By November 9, 2016No Comments

I read with interest today that in it’s most recent report that the Environmental Protection Agency says that the fossil fuels age is over and that statement has been particularly welcomed by Minister Dennis Naughten in a statement. However I am not so sure that the aspirations of the EPA and Minister Naughten are realistic. We still have thousands of people who depend on turf to heat their homes every year. Our haulage industry is almost totally dependent on diesel to operate and hundreds of thousands of people particularly in rural areas depend on oil to heat their homes, and petrol and diesel to get to work every day. This is the reality of daily life for the majority of our people and penalising them with higher carbon taxes for trying to get on with their daily lives is short sighted and unfair.

I warmly welcome the huge increase in the amount of waste being recycled in this country as indicated in the report and hopefully that will continue and increase and there are many other initiatives that I will support to reduce the amount of waste that we are producing in terms of packaging etc.
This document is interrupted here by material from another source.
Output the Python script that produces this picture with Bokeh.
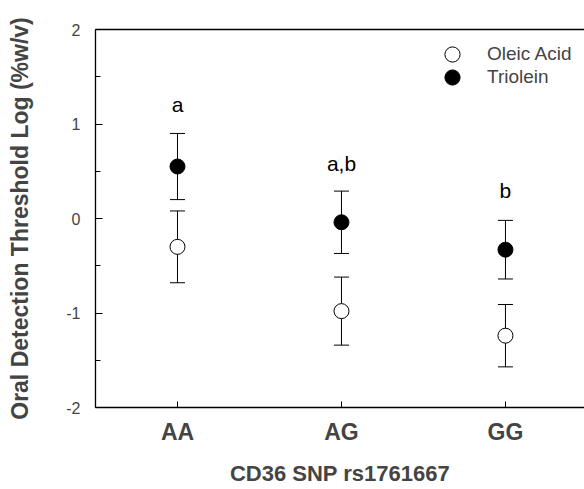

But fossil fuels still have a huge role to play in the daily lives of many of our people and to suggest otherwise is ignoring reality.
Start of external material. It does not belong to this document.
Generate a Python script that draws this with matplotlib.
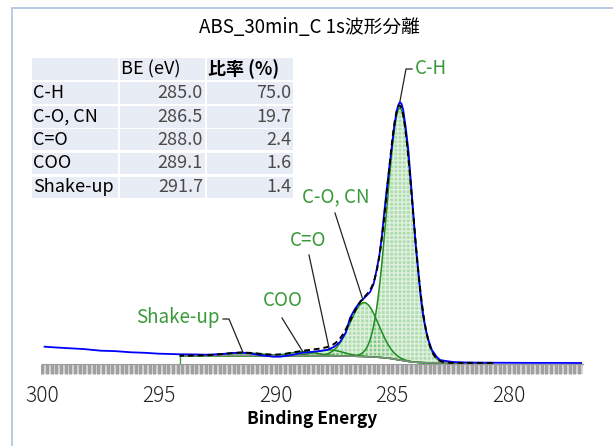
import numpy as np
import matplotlib.pyplot as plt
from matplotlib.patches import Rectangle
from matplotlib.ticker import MultipleLocator

plt.rcParams['font.family'] = ['Noto Sans CJK JP', 'DejaVu Sans']

spec_be = [299.9, 299.4, 298.8, 298.2, 297.5, 296.9, 296.2, 295.6, 295.0, 294.5,
           294.1, 293.5, 293.0, 292.4, 292.0, 291.5, 291.1, 290.7, 290.1, 289.8,
           289.4, 288.9, 288.5, 288.1, 287.8, 287.5, 287.24, 287.0, 286.81, 286.6,
           286.38, 286.2, 285.95, 285.8, 285.67, 285.55, 285.45, 285.35, 285.24, 285.13,
           285.02, 284.92, 284.81, 284.74, 284.67, 284.6, 284.53, 284.42, 284.31, 284.2,
           284.10, 284.0, 283.88, 283.78, 283.67, 283.56, 283.45, 283.3, 283.09, 282.95,
           282.7, 282.39, 282.0, 281.5, 281.0, 280.0, 279.0, 278.0, 276.9]
spec_int = [17.3, 16.5, 15.7, 14.9, 13.3, 12.9, 11.7, 11.2, 10.3, 10.0,
            9.7, 9.6, 9.3, 9.8, 10.6, 11.5, 10.6, 9.0, 7.3, 7.3,
            8.6, 11.0, 12.0, 13.0, 14.0, 17.0, 22.0, 31.0, 46.0, 55.0,
            62.0, 66.0, 72.0, 80.0, 94.0, 109.0, 127.0, 150.0, 174.0, 196.0,
            217.0, 237.0, 253.0, 259.0, 262.0, 260.0, 254.0, 236.0, 214.0, 182.0,
            151.0, 120.0, 91.0, 67.0, 47.0, 34.0, 24.0, 14.0, 7.0, 4.0,
            3.0, 2.0, 1.6, 1.4, 1.3, 1.2, 1.1, 1.1, 1.0]

# fitted components
comp_names = ['C-H', 'C-O, CN', 'C=O', 'COO', 'Shake-up']
comp_center = [284.67, 286.2, 287.7, 288.8, 291.4]
comp_height = [252.0, 54.0, 6.0, 4.0, 3.0]
comp_fwhm = [1.3, 1.45, 1.4, 1.4, 1.8]

# table values
tab_be = ['285.0', '286.5', '288.0', '289.1', '291.7']
tab_ratio = ['75.0', '19.7', '2.4', '1.6', '1.4']

fit_lo, fit_hi = 280.7, 294.1
bg_left, bg_right = 8.4, 1.1

W, H = 613, 446
fig = plt.figure(figsize=(W / 100, H / 100), dpi=100)


def fx(px):
    return px / W


def fy(py):
    return 1 - py / H


def be(px):
    return 300 - (px - 42.3) / 23.33


def it(py):
    return 364 - py


ax = fig.add_axes([fx(42.3), fy(364), fx(583) - fx(42.3), fy(40) - fy(364)])
ax.set_xlim(300, be(583))
ax.set_ylim(0, 324)

# -------------------------------------------------------------------------
# fit model: gaussian components on a shirley-type background
# -------------------------------------------------------------------------
e = np.linspace(fit_lo, fit_hi, 600)
comps = []
for c, h, w in zip(comp_center, comp_height, comp_fwhm):
    s = w / 2.3548
    comps.append(h * np.exp(-0.5 * ((e - c) / s) ** 2))
total = np.sum(comps, axis=0)
cum = np.cumsum(total)
bg = bg_right + (bg_left - bg_right) * cum / cum[-1]
env = bg + total

fc = (0.38, 0.72, 0.38, 0.50)
for y in comps:
    ax.fill_between(e, bg, bg + y, facecolor=fc, edgecolor=(1, 1, 1, 0.6),
                    hatch='++++', linewidth=0, zorder=2)
    ax.plot(e, bg + y, color='#1e8c1e', lw=1.1, zorder=3)
ax.plot(e, bg, color='#8c8c8c', lw=1.0, zorder=3)
ax.plot([fit_hi, fit_hi], [0, bg[-1]], color='#3aa03a', lw=1.0, zorder=3)

ax.plot(spec_be, spec_int, color='#0000ff', lw=1.3, zorder=4)
ax.plot(e, env, color='black', lw=1.4, ls=(0, (3, 2)), zorder=5)

# -------------------------------------------------------------------------
# peak labels with leader lines
# -------------------------------------------------------------------------
green = '#3a9a3a'
lab = dict(color=green, fontsize=13.5, va='center', zorder=6)
ax.text(be(415), it(68), 'C-H', ha='left', **lab)
ax.plot([be(412), be(406), be(400)], [it(69), it(69), it(101)], color='#222222', lw=0.9, zorder=6)
ax.text(be(336), it(197), 'C-O, CN', ha='center', **lab)
ax.plot([be(335), be(363)], [it(213), it(300)], color='#222222', lw=0.9, zorder=6)
ax.text(be(308), it(240), 'C=O', ha='center', **lab)
ax.plot([be(309), be(329)], [it(255), it(348)], color='#222222', lw=0.9, zorder=6)
ax.text(be(283), it(301), 'COO', ha='center', **lab)
ax.plot([be(282), be(303)], [it(318), it(352)], color='#222222', lw=0.9, zorder=6)
ax.text(be(220), it(318), 'Shake-up', ha='right', **lab)
ax.plot([be(223), be(229), be(243)], [it(319), it(319), it(352.5)], color='#222222', lw=0.9, zorder=6)

# -------------------------------------------------------------------------
# axes styling
# -------------------------------------------------------------------------
for s in ['left', 'right', 'top']:
    ax.spines[s].set_visible(False)
ax.spines['bottom'].set_color('#9a9a9a')
ax.set_yticks([])
ax.xaxis.set_major_locator(MultipleLocator(5))
ax.xaxis.set_minor_locator(MultipleLocator(0.2))
ax.tick_params(axis='x', which='both', length=7, width=2.2, color='#a0a0a0', direction='out')
ax.tick_params(axis='x', which='major', labelsize=15, pad=8, labelcolor='#222222')
ax.add_patch(Rectangle((0, -10 / 324), 1, 10 / 324, transform=ax.transAxes,
                       clip_on=False, facecolor='#d4d4d4', edgecolor='none', zorder=0))
for lbl in ax.get_xticklabels():
    lbl.set_fontweight('light')

fig.text(fx(312), fy(419), 'Binding Energy', ha='center', va='center', fontsize=12.5, fontweight='bold')
fig.text(fx(309), fy(28), 'ABS_30min_C 1s波形分離', ha='center', va='center', fontsize=13.5)

# -------------------------------------------------------------------------
# result table
# -------------------------------------------------------------------------
cols = [(32, 118), (120, 205), (207, 293)]
row_c = [69, 93, 117, 140, 163, 187]
for rc in row_c:
    for x0, x1 in cols:
        fig.patches.append(Rectangle((fx(x0), fy(rc + 10.5)), fx(x1) - fx(x0), (21 / H),
                                     transform=fig.transFigure, facecolor='#e8ecf5',
                                     edgecolor='none', zorder=1))
fig.text(fx(121), fy(row_c[0]), 'BE (eV)', ha='left', va='center', fontsize=13)
fig.text(fx(208), fy(row_c[0]), '比率 (%)', ha='left', va='center', fontsize=13, fontweight='bold')
for i, name in enumerate(comp_names):
    rc = row_c[i + 1]
    fig.text(fx(33), fy(rc), name, ha='left', va='center', fontsize=13)
    fig.text(fx(203), fy(rc), tab_be[i], ha='right', va='center', fontsize=13, color='#4a4a4a')
    fig.text(fx(291), fy(rc), tab_ratio[i], ha='right', va='center', fontsize=13, color='#4a4a4a')

# frame around the figure
fig.patches.append(Rectangle((fx(12), -0.1), 1.2, fy(8) + 0.1, transform=fig.transFigure,
                             facecolor='none', edgecolor='#a9c3de', lw=1.2, zorder=0))

fig.savefig('out.png', dpi=100)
I also read this week that Professor John Fitzgerald has proposed that people who use cars and fossil fuels should have to pay higher taxes. That’s fine for Professor Fitzgerald and all the people who live in suburban Dublin and other major cities and who have gas pipelines running down the street and public transport passing the door. The reality for the majority of people in rural Ireland is that they need their cars to go to work and oil and turf to heat their homes and there is no realistic alternative available. Do these people want us to have a pristine country with the majority of our people walking around with no work and living in tents? It’s time we got real on this issue.